The Notebooks of Schubert Ogden

SCANNED PDF

 Metaphysics is "the study seeking necessary truths about existence" (AD: 17).

All metaphysical questions are alike in that all of them are the metaphysical question put from a particular standpoint (cf. AD: xii).

"[S]trictly speaking, there is but one metaphysical, innate or strictly universal and necessary idea or principle, concreteness (containing internally its own contrast to abstractness)" (CSPM: 32). Accordingly, metaphysics may be described as "the unrestricted or completely general theory of concreteness" (24).

Metaphysics has the task of elucidating what we can and cannot mean by any of our basic concepts. It concerns, not "What are the facts?" but "What is it to be a fact?" The category of fact, not any particular application of the category, is the issue.

My metaphysics responds to the question, "What is it to be a fact?" by saying, "To be a fact is not only to be included in other facts, including the fact, the all-inclusive fact, but also to include them – any ordinary facts as well as the extraordinary fact—some by a specific and definite necessity, others by a generic and indefinite necessity."

Of course, if Hartshorne is right that there is really only one metaphysical question, even as there is really only one metaphysical idea – concreteness – I could say just as well that the question my metaphysics answers is "What is concreteness?" or "What is it to be concrete?" which—because concreteness includes its own contrast with abstractness—also includes asking and answering the question, "What is abstractness?" or "What is it to be abstract?" I take for granted, in other words, that "factuality" is to "concreteness" as "a fact" is to "a concrete," using "concrete" nominatively rather than adjectivally.

Metaphysics is a matter both of analyzing our most fundamental concepts and of so relating them that they are all fully taken account of and coherently related to one another. The significance of the fundamental concept "God," rightly understood, is that it is capable both of fully taking account of all other fundamental concepts and of coherently relating them—indeed, unifying them into one fundamental concept. In this sense, "God" is "the very pinnacle of metaphysical knowledge," even while God as concretely actual and thus as distinct from the utterly abstract essence-existence to which the concept as such refers, "utterly transcends metaphysical analysis." In this sense, I can say with Hartshorne, "[W]e can conceive that God is greater than we can conceive. Any concrete reality whatever is greater than we can exhaustively conceive. This is so in a radically unique sense, with the divine actuality, for it is the adequate integration of all actuality as so far actualized" (AD: 85).

Hartshorne argues that we have to live and think as though the past were indestructibly real, for otherwise "fact" would have no definite meaning. "God" merely makes this necessary idea more intelligible, that's all.

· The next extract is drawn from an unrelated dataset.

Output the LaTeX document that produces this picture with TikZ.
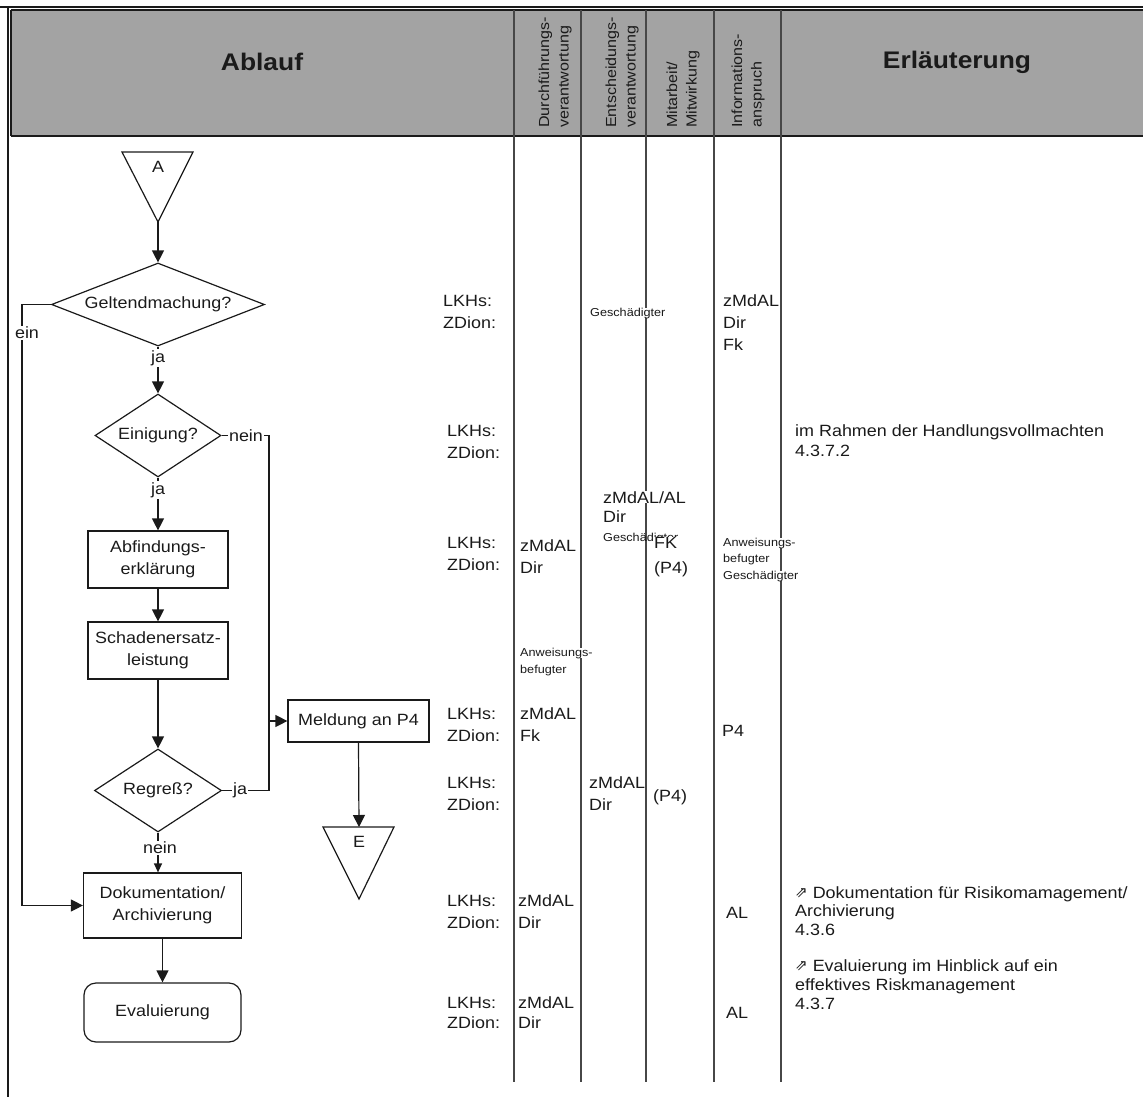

I would prefer to argue that we have to live and think as though there is an objectively real world, including the past and the future as well as the present, that is independent of our fragmentary living and thinking, because otherwise "reality" would have no objective, impartial meaning. The strictly transcendental concept of God as the universal individual that is real for everything and for which whatever is is real in turn only makes this necessary thought more intelligible, that's all.